• **WHAT YOU SHOULD DO**:
Reproduce the material word for word; the images stay out.

• **DATA SHOWN**:

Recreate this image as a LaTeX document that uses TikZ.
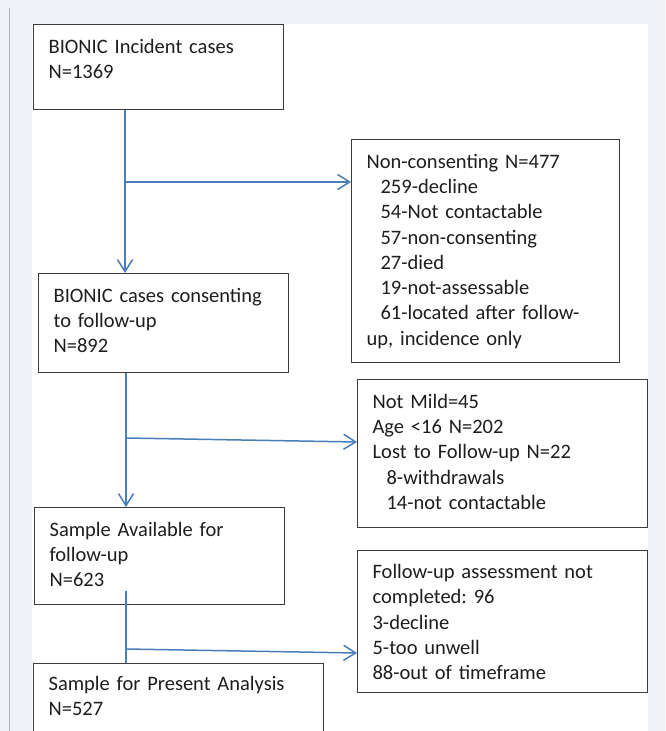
\documentclass[tikz,border=0pt]{standalone}
\usepackage{fontspec}
\setmainfont{Carlito}
\usetikzlibrary{arrows.meta}
\frenchspacing
\definecolor{pagegrey}{HTML}{F0F1F6}
\definecolor{rulegrey}{HTML}{B4B4BC}
\definecolor{boxline}{HTML}{3C3C3C}
\definecolor{textgrey}{HTML}{1E1E1E}
\definecolor{flowblue}{HTML}{4A7EBB}
\tikzset{
    flowbox/.style={draw=boxline, line width=1.2pt, anchor=north west, align=left,
        inner xsep=15pt, inner ysep=0pt, text height=28.5pt, text=textgrey,
        font=\fontsize{20.5}{25.3}\selectfont},
    flowline/.style={draw=flowblue, line width=1.5pt},
    flowarrow/.style={flowline, -{Straight Barb[length=12pt, width=15pt]}}
}
\newcommand{\subgap}{\hspace*{14pt}}
\begin{document}
\begin{tikzpicture}[x=1pt, y=1pt]
    \path[use as bounding box, fill=pagegrey] (0,0) rectangle (665,-731);
    \fill[white] (32,-24) rectangle (648,-731);
    \draw[rulegrey, line width=1pt] (9,-8) -- (9,-731);
    \begin{scope}
        \clip (0,0) rectangle (665,-731);
        \node[flowbox, text width=220pt, text depth=56.5pt] (incident) at (33,-24)
            {BIONIC Incident cases\\N=1369};
        \node[flowbox, text width=220pt, text depth=70.5pt] (consent) at (38,-273)
            {BIONIC cases consenting\\to follow-up\\N=892};
        \node[flowbox, text width=220pt, text depth=68.5pt] (available) at (34,-507)
            {Sample Available for\\follow-up\\N=623};
        \node[flowbox, text width=260pt, text height=27pt, text depth=63pt] (analysis) at (33,-663)
            {Sample for Present Analysis\\N=527};
        \node[flowbox, text width=238pt, text depth=194.5pt] (noncons) at (351,-139)
            {Non-consenting N=477\\
             \subgap259-decline\\
             \subgap54-Not contactable\\
             \subgap57-non-consenting\\
             \subgap27-died\\
             \subgap19-not-assessable\\
             \subgap61-located after follow-\\
             up, incidence only};
        \node[flowbox, text width=260pt, text depth=119.5pt] (notmild) at (357,-379)
            {Not Mild=45\\
             Age <16 N=202\\
             Lost to Follow-up N=22\\
             \subgap8-withdrawals\\
             \subgap14-not contactable};
        \node[flowbox, text width=260pt, text height=28pt, text depth=114pt] (notdone) at (357,-550)
            {Follow-up assessment not\\
             completed: 96\\
             3-decline\\
             5-too unwell\\
             88-out of timeframe};

        \coordinate (split1) at (125,-182);
        \coordinate (split2) at (126,-438);
        \coordinate (split3) at (126,-649);
        \draw[flowarrow] (split1 |- incident.south) -- (split1 |- consent.north);
        \draw[flowarrow] (split1) -- (split1 -| noncons.west);
        \draw[flowarrow] (split2 |- consent.south) -- (split2 |- available.north);
        \draw[flowarrow] (split2) -- ([yshift=-4pt]split2 -| notmild.west);
        \draw[flowline] ([yshift=14pt]split3 |- available.south) -- (split3 |- analysis.north);
        \draw[flowarrow] (split3) -- ([yshift=-4pt]split3 -| notdone.west);
    \end{scope}
\end{tikzpicture}
\end{document}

• **ANSWER TO THIS TASK**:
Recreate this image as a LaTeX document that uses TikZ.
\documentclass[tikz,border=0pt]{standalone}
\usepackage{fontspec}
\setmainfont{Carlito}
\usetikzlibrary{arrows.meta}
\frenchspacing
\definecolor{pagegrey}{HTML}{F0F1F6}
\definecolor{rulegrey}{HTML}{B4B4BC}
\definecolor{boxline}{HTML}{3C3C3C}
\definecolor{textgrey}{HTML}{1E1E1E}
\definecolor{flowblue}{HTML}{4A7EBB}
\tikzset{
    flowbox/.style={draw=boxline, line width=1.2pt, anchor=north west, align=left,
        inner xsep=15pt, inner ysep=0pt, text height=28.5pt, text=textgrey,
        font=\fontsize{20.5}{25.3}\selectfont},
    flowline/.style={draw=flowblue, line width=1.5pt},
    flowarrow/.style={flowline, -{Straight Barb[length=12pt, width=15pt]}}
}
\newcommand{\subgap}{\hspace*{14pt}}
\begin{document}
\begin{tikzpicture}[x=1pt, y=1pt]
    \path[use as bounding box, fill=pagegrey] (0,0) rectangle (665,-731);
    \fill[white] (32,-24) rectangle (648,-731);
    \draw[rulegrey, line width=1pt] (9,-8) -- (9,-731);
    \begin{scope}
        \clip (0,0) rectangle (665,-731);
        \node[flowbox, text width=220pt, text depth=56.5pt] (incident) at (33,-24)
            {BIONIC Incident cases\\N=1369};
        \node[flowbox, text width=220pt, text depth=70.5pt] (consent) at (38,-273)
            {BIONIC cases consenting\\to follow-up\\N=892};
        \node[flowbox, text width=220pt, text depth=68.5pt] (available) at (34,-507)
            {Sample Available for\\follow-up\\N=623};
        \node[flowbox, text width=260pt, text height=27pt, text depth=63pt] (analysis) at (33,-663)
            {Sample for Present Analysis\\N=527};
        \node[flowbox, text width=238pt, text depth=194.5pt] (noncons) at (351,-139)
            {Non-consenting N=477\\
             \subgap259-decline\\
             \subgap54-Not contactable\\
             \subgap57-non-consenting\\
             \subgap27-died\\
             \subgap19-not-assessable\\
             \subgap61-located after follow-\\
             up, incidence only};
        \node[flowbox, text width=260pt, text depth=119.5pt] (notmild) at (357,-379)
            {Not Mild=45\\
             Age <16 N=202\\
             Lost to Follow-up N=22\\
             \subgap8-withdrawals\\
             \subgap14-not contactable};
        \node[flowbox, text width=260pt, text height=28pt, text depth=114pt] (notdone) at (357,-550)
            {Follow-up assessment not\\
             completed: 96\\
             3-decline\\
             5-too unwell\\
             88-out of timeframe};

        \coordinate (split1) at (125,-182);
        \coordinate (split2) at (126,-438);
        \coordinate (split3) at (126,-649);
        \draw[flowarrow] (split1 |- incident.south) -- (split1 |- consent.north);
        \draw[flowarrow] (split1) -- (split1 -| noncons.west);
        \draw[flowarrow] (split2 |- consent.south) -- (split2 |- available.north);
        \draw[flowarrow] (split2) -- ([yshift=-4pt]split2 -| notmild.west);
        \draw[flowline] ([yshift=14pt]split3 |- available.south) -- (split3 |- analysis.north);
        \draw[flowarrow] (split3) -- ([yshift=-4pt]split3 -| notdone.west);
    \end{scope}
\end{tikzpicture}
\end{document}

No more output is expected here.